Evènements climatiques extrêmes : anticiper l’inattendu

5 février 2025
par Laetitia Theunis
Temps de lecture : 4 minutes

Mieux prévoir les fluctuations extrêmes du climat. C’est à cet objectif que s’attelle le projet EXALT. Coordonné par Pre Anna Kiriliouk, mathématicienne spécialiste de la théorie des valeurs extrêmes à l’UNamur, il combine expertises en statistiques et en climatologie. « Caractériser les événements climatiques extrêmes et quantifier leurs probabilités d’occurrence sont des défis importants à relever afin que la société puisse être résiliente et se doter de solutions d’adaptation. »

Spécifiquement, le projet investigue le rôle du changement climatique contemporain dans la survenue d’inondations, ainsi que de vagues de chaleur et de sécheresse. Le troisième point d’intérêt porte sur la fonte de la banquise antarctique, expertise de l’un des climatologues collaborant au projet.
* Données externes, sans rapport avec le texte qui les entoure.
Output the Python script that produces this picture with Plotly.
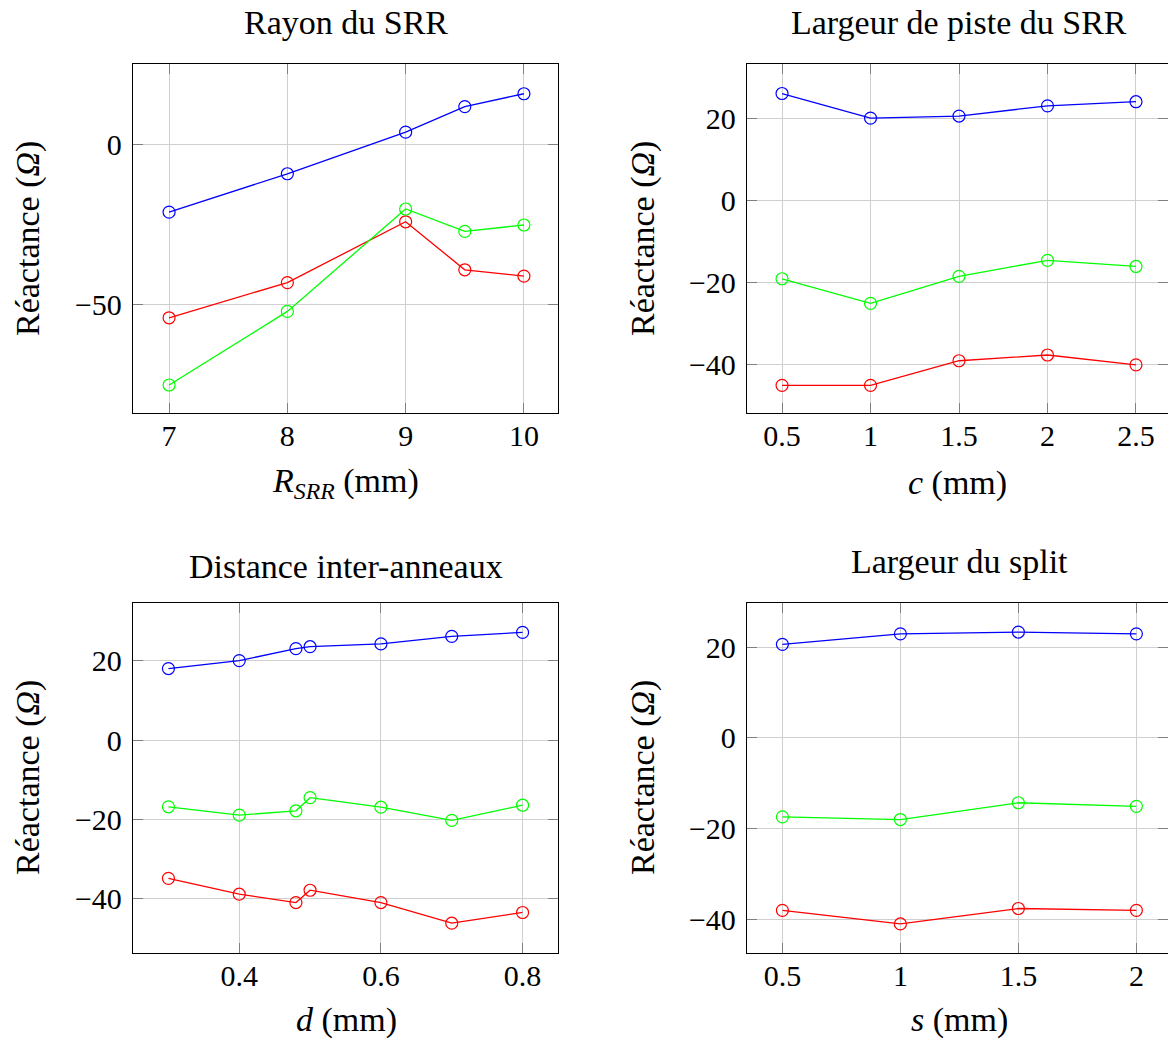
import plotly.graph_objects as go

# ---------------- data ----------------
# Panel 1 : Rayon du SRR
r_srr = [7, 8, 9, 9.5, 10]
r_blue = [-21, -9, 4, 12, 16]
r_green = [-75, -52, -20, -27, -25]
r_red = [-54, -43, -24, -39, -41]

# Panel 2 : Largeur de piste du SRR
c_mm = [0.5, 1, 1.5, 2, 2.5]
c_blue = [26, 20, 20.5, 23, 24]
c_green = [-19.2, -25.2, -18.6, -14.7, -16.2]
c_red = [-45.2, -45.2, -39.2, -37.8, -40.2]

# Panel 3 : Distance inter-anneaux
d_mm = [0.3, 0.4, 0.48, 0.5, 0.6, 0.7, 0.8]
d_blue = [18, 20, 23, 23.5, 24.2, 26.1, 27.1]
d_green = [-16.8, -18.9, -17.8, -14.5, -16.9, -20.2, -16.4]
d_red = [-34.8, -38.8, -40.9, -37.8, -40.9, -46.1, -43.4]

# Panel 4 : Largeur du split
s_mm = [0.5, 1, 1.5, 2]
s_blue = [20.6, 22.9, 23.3, 22.9]
s_green = [-17.4, -18.0, -14.3, -15.1]
s_red = [-38.0, -41.0, -37.6, -38.0]

# tick labels
x1_ticks = [7, 8, 9, 10]
x1_text = ["7", "8", "9", "10"]
y1_ticks = [-50, 0]
y1_text = ["\u221250", "0"]
x2_ticks = [0.5, 1, 1.5, 2, 2.5]
x2_text = ["0.5", "1", "1.5", "2", "2.5"]
x3_ticks = [0.4, 0.6, 0.8]
x3_text = ["0.4", "0.6", "0.8"]
x4_ticks = [0.5, 1, 1.5, 2]
x4_text = ["0.5", "1", "1.5", "2"]
y_ticks = [-40, -20, 0, 20]
y_text = ["\u221240", "\u221220", "0", "20"]

titles = ["Rayon du SRR", "Largeur de piste du SRR", "Distance inter-anneaux", "Largeur du split"]
xlabels = ["<i>R</i><sub><i>SRR</i></sub> (mm)", "<i>c</i> (mm)", "<i>d</i> (mm)", "<i>s</i> (mm)"]
ylabel = "Réactance (<i>Ω</i>)"

# ---------------- figure ----------------
W, H = 1168, 1039
FONT = "Liberation Serif"
TICK_SIZE = 30
TITLE_SIZE = 34
LAB_SIZE = 34

BLUE, GREEN, RED = "#0000ff", "#00ff00", "#ff0000"

fig = go.Figure()

panels = [
    (r_srr, r_blue, r_green, r_red),
    (c_mm, c_blue, c_green, c_red),
    (d_mm, d_blue, d_green, d_red),
    (s_mm, s_blue, s_green, s_red),
]

for i, (xv, yb, yg, yr) in enumerate(panels):
    ax = "" if i == 0 else str(i + 1)
    for yv, col in [(yb, BLUE), (yr, RED), (yg, GREEN)]:
        fig.add_trace(go.Scatter(
            x=xv, y=yv, mode="lines+markers",
            line=dict(color=col, width=1.3),
            marker=dict(symbol="circle-open", size=12, color=col, line=dict(width=1.2, color=col)),
            xaxis="x" + ax, yaxis="y" + ax, showlegend=False, cliponaxis=False,
        ))

def px_x(p):
    return p / W

def px_y(p):
    return 1 - p / H

left_dom = [px_x(133), px_x(558)]
right_dom = [px_x(747), 1.0]
top_dom = [px_y(413), px_y(64)]
bot_dom = [px_y(953), px_y(603)]

common = dict(
    showline=True, linecolor="black", linewidth=1.3, mirror="allticks",
    ticks="inside", ticklen=10, tickwidth=1.2, tickcolor="#808080",
    showgrid=True, gridcolor="#cfcfcf", gridwidth=1.3, zeroline=False,
    tickfont=dict(family=FONT, size=TICK_SIZE, color="black"),
)

xcfg = [
    dict(domain=left_dom, range=[6.695, 10.288], tickvals=x1_ticks, ticktext=x1_text, anchor="y"),
    dict(domain=right_dom, range=[0.302, 2.681], tickvals=x2_ticks, ticktext=x2_text, anchor="y2"),
    dict(domain=left_dom, range=[0.25, 0.85], tickvals=x3_ticks, ticktext=x3_text, anchor="y3"),
    dict(domain=right_dom, range=[0.35, 2.134], tickvals=x4_ticks, ticktext=x4_text, anchor="y4"),
]
ycfg = [
    dict(domain=top_dom, range=[-83.75, 25.3], tickvals=y1_ticks, ticktext=y1_text, anchor="x"),
    dict(domain=top_dom, range=[-51.95, 33.2], tickvals=y_ticks, ticktext=y_text, anchor="x2"),
    dict(domain=bot_dom, range=[-53.6, 34.5], tickvals=y_ticks, ticktext=y_text, anchor="x3"),
    dict(domain=bot_dom, range=[-47.4, 29.7], tickvals=y_ticks, ticktext=y_text, anchor="x4"),
]

layout = dict(
    width=W, height=H, margin=dict(l=0, r=0, t=0, b=0),
    plot_bgcolor="white", paper_bgcolor="white",
    font=dict(family=FONT, size=LAB_SIZE, color="black"),
)
for i in range(4):
    k = "" if i == 0 else str(i + 1)
    layout["xaxis" + k] = dict(**common, **xcfg[i], ticklabelstandoff=-4)
    layout["yaxis" + k] = dict(**common, **ycfg[i], ticklabelstandoff=4)

fig.update_layout(**layout)

# titles
title_pos = [(346, 22), (959, 22), (346, 566), (959, 561)]
for t, (x, y) in zip(titles, title_pos):
    fig.add_annotation(text=t, x=px_x(x), y=px_y(y), xref="paper", yref="paper",
                       xanchor="center", yanchor="middle", showarrow=False,
                       font=dict(family=FONT, size=TITLE_SIZE, color="black"))

# x labels
xlab_pos = [(345, 483), (957, 483), (346, 1020), (959, 1020)]
for t, (x, y) in zip(xlabels, xlab_pos):
    fig.add_annotation(text=t, x=px_x(x), y=px_y(y), xref="paper", yref="paper",
                       xanchor="center", yanchor="middle", showarrow=False,
                       font=dict(family=FONT, size=LAB_SIZE, color="black"))

# y labels
ylab_pos = [(28, 239), (643, 239), (28, 778), (643, 778)]
for (x, y) in ylab_pos:
    fig.add_annotation(text=ylabel, x=px_x(x), y=px_y(y), xref="paper", yref="paper",
                       xanchor="center", yanchor="middle", textangle=-90, showarrow=False,
                       font=dict(family=FONT, size=LAB_SIZE, color="black"))

fig.write_html("out.html", config={"displayModeBar": False},
               post_script="document.body.style.margin='0px';document.body.style.overflow='hidden';")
Les stats classiques hors-jeu

Les statistiques classiques sont très mal adaptées aux événements rares. « En effet, la majorité des résultats de statistiques classiques explique comment se comporte la moyenne pour un grand nombre d’échantillons. C’est la loi de la distribution normale ou gaussienne », explique Pre Kiriliouk.

« Un événement rare n’est pas, par définition, un événement moyen. Si on utilisait la distribution normale, on sous-estimerait très fortement ses probabilités d’occurrence. Car lorsqu’on s’écarte suffisamment de la moyenne, les probabilités d’un encore plus grand écart sont très vite égales à zéro. Or, les probabilités d’observer un phénomène de très fortes précipitations pluvieuses sont certes faibles, mais elles ne sont pas nulles. »

De la finance au climat

Pour sortir de cette impasse, les mathématiciens ont recours à la théorie des valeurs extrêmes. Elle s’intéresse spécifiquement aux dépassements de très grands seuils, aux valeurs extrêmes, minimales ou maximales des distributions de probabilité.

Cette branche des statistiques est très populaire en finances. Elle permet d’évaluer les impacts sur le bilan de la banque ou encore de déterminer les limites de risques pour le trading, et d’esquisser le pire scénario possible, par exemple.

La faute à qui ?

L’utilisation de valeurs extrêmes en matière de modélisation climatique, ce n’est pas du tout nouveau. Là où le projet EXALT se distingue, c’est qu’il utilise ces statistiques pour l’attribution d’évènements climatiques extrêmes. C’est-à-dire pour quantifier la composante humaine qui contribue au changement climatique dans l’occurrence des valeurs.

Cela permettrait, par exemple, d’investiguer la question suivante : est-ce que les inondations liégeoises de juillet 2021 ont été causées par les émissions de CO2 anthropiques ? Les chercheurs vont, donc calculer les probabilités de survenue de cet évènement et les comparer avec celles d’une même situation dans un monde où les gaz à effet de serre n’auraient pas cessé d’augmenter depuis la Révolution industrielle. « C’est en comparant ces probabilités que l’on peut déterminer si l’occurrence d’un événement est devenue plus grande aujourd’hui », explique Pre Kiriliouk.

Chaque probabilité est toujours accompagnée d’un intervalle de confiance. « Avec nos méthodes avancées, notre objectif est de rendre cet écart d’incertitude pour les événements rares aussi petit que possible. »

Combiner expertises statistique et climatologique

Pour atteindre ce but, dans le cadre du projet EXALT, des statisticiens travaillent main dans la main avec des climatologues. « Une expertise sur les données est essentielle afin de choisir les variables pertinentes. Par exemple, pour modéliser les survenues de pluies, on pourrait ne prendre que les données pluviométriques des diverses stations belges. Mais ce serait omettre les variables atmosphériques qui doivent être prises en compte pour que cette modélisation soit précise », explique Pre Kiriliouk.

Le projet, d’une durée de 5 ans et soutenu par un ARC (Action de Recherche Concertée) financé par la FWB, a démarré en septembre 2024. Quatre doctorants au profil mixte, par exemple ayant un bachelier en physique et un master en data science, ont été engagés. Chacun est supervisé à la fois par un climatologue et par un statisticien. Des postdoctorants viendront rejoindre l’équipe l’an prochain.